Investors big and small are steeling themselves for the day the Federal Reserve ends its easy money policy, known as QE3. How they and the markets will react to a new environment was a big topic at the Deutsche Bank Global Financial Services Conference in New York this week.
Deutsche Bank Co-Chairman Anshu Jain called the prospect of the withdrawal of liquidity "concerning," but BlackRock CEO Larry Fink was far more sanguine.
There is too much discussion of "when, and if, and how the Federal Reserve will change its policy," Fink said. He does not think it will matter, because the central bank will be measured in tapering its bond-buying, as it has been in selling other assets it accumulated during the financial crisis.
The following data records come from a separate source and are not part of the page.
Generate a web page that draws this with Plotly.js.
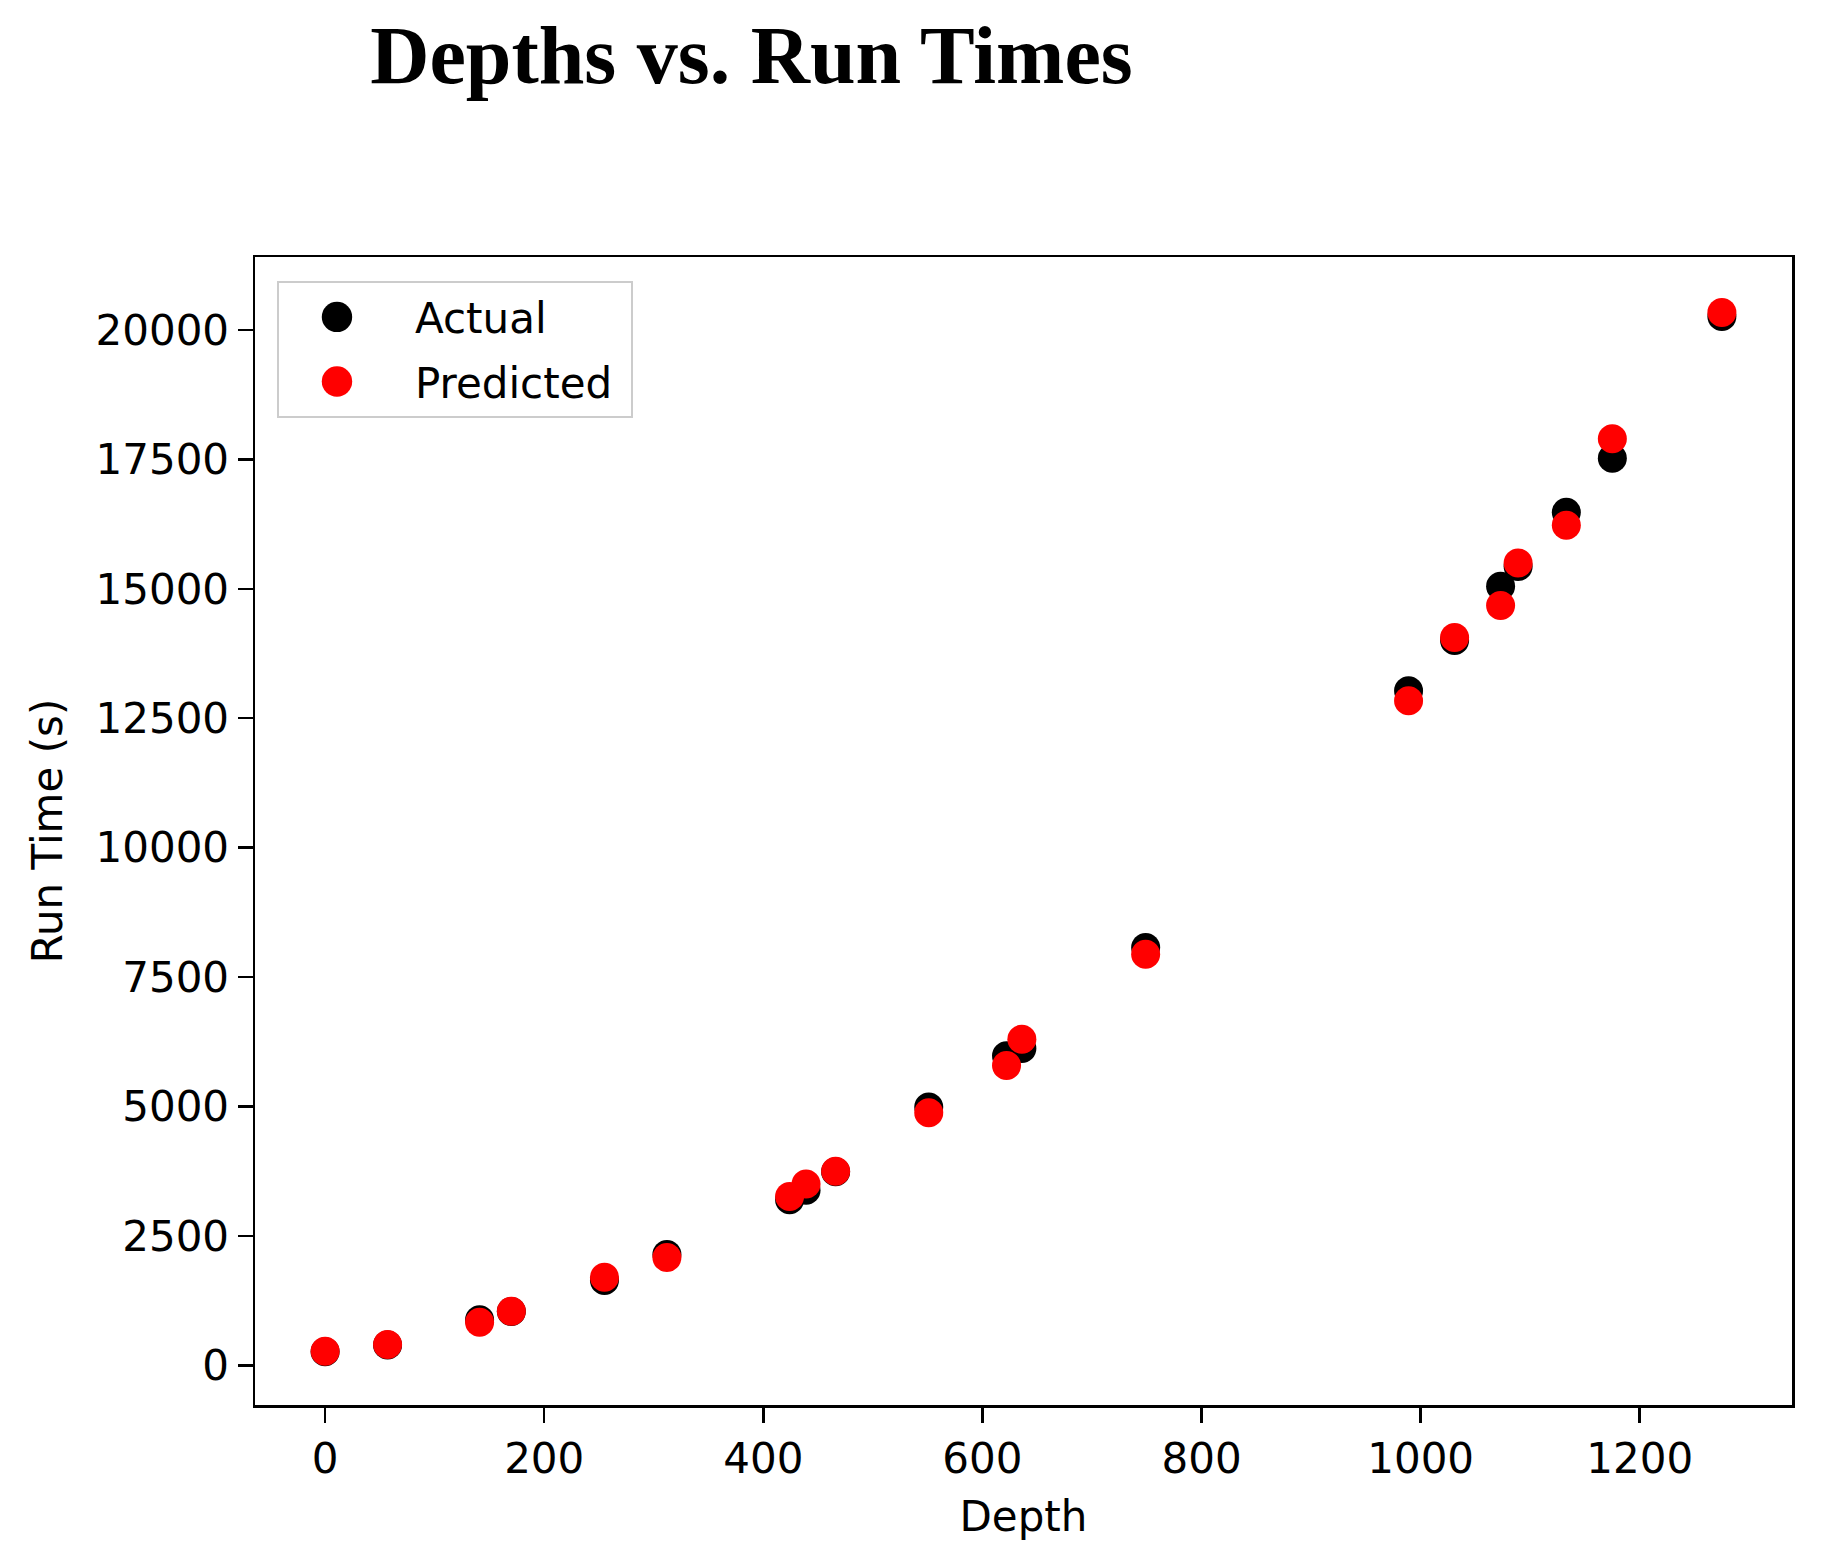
<!DOCTYPE html>
<html>
<head>
<meta charset="utf-8">
<script src="https://cdn.plot.ly/plotly-3.0.1.min.js"></script>
<style>
    html, body { margin: 0; padding: 0; background: #ffffff; }
    #depth-chart { width: 1824px; height: 1565px; }
</style>
</head>
<body>
<div id="depth-chart"></div>
<script>
const depths = [0, 57, 141, 170, 255, 312, 424, 439, 466, 551, 622, 636, 749, 989, 1031, 1073, 1089, 1133, 1175, 1275];
const actualTimes = [260, 390, 880, 1040, 1640, 2140, 3200, 3380, 3740, 4990, 5980, 6120, 8070, 13030, 14000, 15050, 15430, 16480, 17520, 20260];
const predictedTimes = [270, 400, 830, 1045, 1700, 2080, 3260, 3500, 3750, 4880, 5790, 6300, 7940, 12840, 14060, 14680, 15500, 16230, 17900, 20340];
const seriesNames = ['Actual', 'Predicted'];
const seriesColors = ['#000000', '#ff0000'];
const xTicks = [0, 200, 400, 600, 800, 1000, 1200];
const yTicks = [0, 2500, 5000, 7500, 10000, 12500, 15000, 17500, 20000];

window.onload = () => {
    const chart = new DepthChart;
    const chartDocument = document.getElementById('depth-chart');
    Plotly.newPlot(chartDocument, chart.traces, chart.layout, {staticPlot: true}).then(() => {
        // matplotlib draws the legend dots as big as the plotted ones, a bit more to the left
        chartDocument.querySelectorAll('.legend .legendpoints path.scatterpts').forEach((p) => {
            const t = p.getAttribute('transform') || '';
            p.setAttribute('transform', t + ' translate(-10,0) scale(1.9)');
        });
        // and leaves some room right of the text
        const bg = chartDocument.querySelector('.legend rect.bg');
        if (bg) {
            bg.setAttribute('width', parseFloat(bg.getAttribute('width')) + 13);
        }
    });
};

class DepthChart {
    get traces() {
        return [actualTimes, predictedTimes].map((times, i) => ({
            x: depths,
            y: times,
            name: seriesNames[i],
            legendgroup: seriesNames[i],
            type: 'scatter',
            mode: 'markers',
            marker: {
                color: seriesColors[i],
                size: 29,
                line: {width: 0}
            }
        }));
    }
    get layout() {
        const tickFont = {family: 'DejaVu Sans', size: 42, color: '#000000'};
        const axisBase = {
            showline: true,
            mirror: true,
            linecolor: '#000000',
            linewidth: 2.5,
            showgrid: false,
            zeroline: false,
            ticks: 'outside',
            ticklen: 15,
            tickwidth: 2.5,
            tickcolor: '#000000',
            tickfont: tickFont
        };
        return {
            width: 1824,
            height: 1565,
            paper_bgcolor: '#ffffff',
            plot_bgcolor: '#ffffff',
            font: {family: 'DejaVu Sans', size: 42, color: '#000000'},
            margin: {l: 255, r: 32, t: 257, b: 160, autoexpand: false},
            title: {
                text: '<b>Depths vs. Run Times</b>',
                font: {family: 'Liberation Serif', size: 82, color: '#000000'},
                xref: 'container',
                yref: 'container',
                x: 0.412,
                y: 0.965,
                xanchor: 'center',
                yanchor: 'middle'
            },
            xaxis: Object.assign({}, axisBase, {
                range: [-64, 1339],
                tickvals: xTicks,
                ticktext: xTicks.map(String),
                title: {text: 'Depth', font: tickFont, standoff: 20}
            }),
            yaxis: Object.assign({}, axisBase, {
                range: [-767, 21410],
                tickvals: yTicks,
                ticktext: yTicks.map(String),
                title: {text: 'Run Time (s)', font: tickFont, standoff: 20}
            }),
            showlegend: true,
            legend: {
                x: 0.0143,
                y: 0.979,
                xanchor: 'left',
                yanchor: 'top',
                bgcolor: 'rgba(255,255,255,0.8)',
                bordercolor: '#cccccc',
                borderwidth: 2,
                font: {family: 'DejaVu Sans', size: 42, color: '#000000'},
                itemwidth: 126,
                tracegroupgap: 7,
                traceorder: 'grouped'
            }
        };
    }
}
</script>
</body>
</html>
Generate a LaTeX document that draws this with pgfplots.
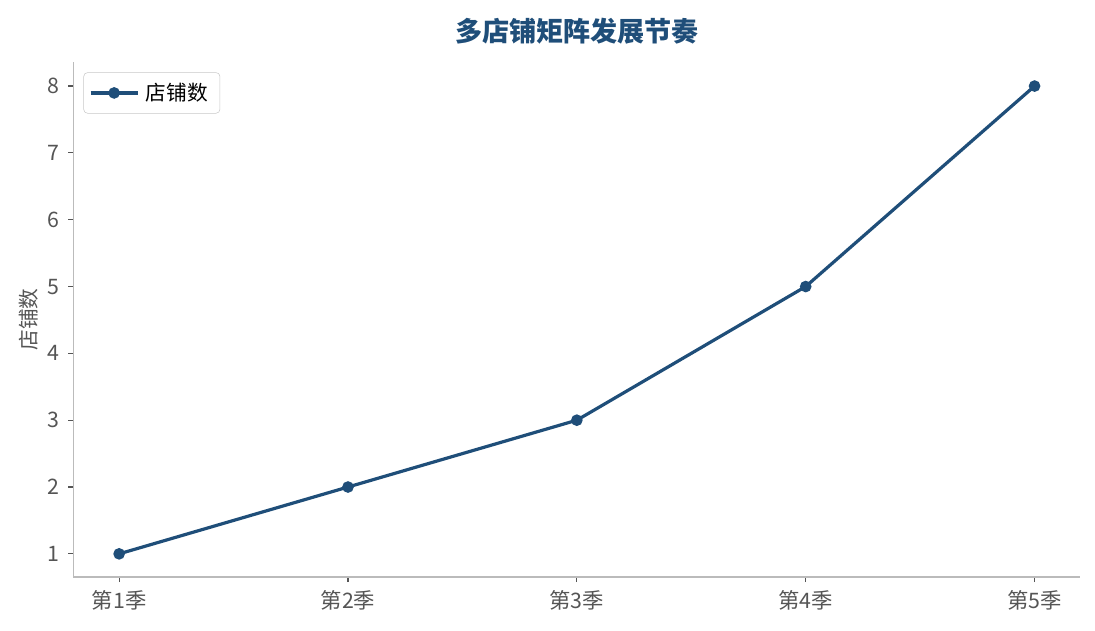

Fink's sentiment was echoed by John Eydenberg, Deutche Bank's global head of financial sponsors. He told CNBC that higher rates should not have a big impact on the private equity market for a number of reasons.
First, Eydenberg expects the surge in initial public offerings to continue through the year. That should allow PE firms to cash in on investments they have made over the past few years. If rates tick higher, he said, the appetite for new offerings should remain robust.
Second, even if rates rise a few percentage points, they will still be below average on a historical basis, Eydenberg said. So leveraged buyouts, or takeovers funded by high-yield debt, should make sense for a number of companies even if investors hit the pause button to assess rates' impact on the markets.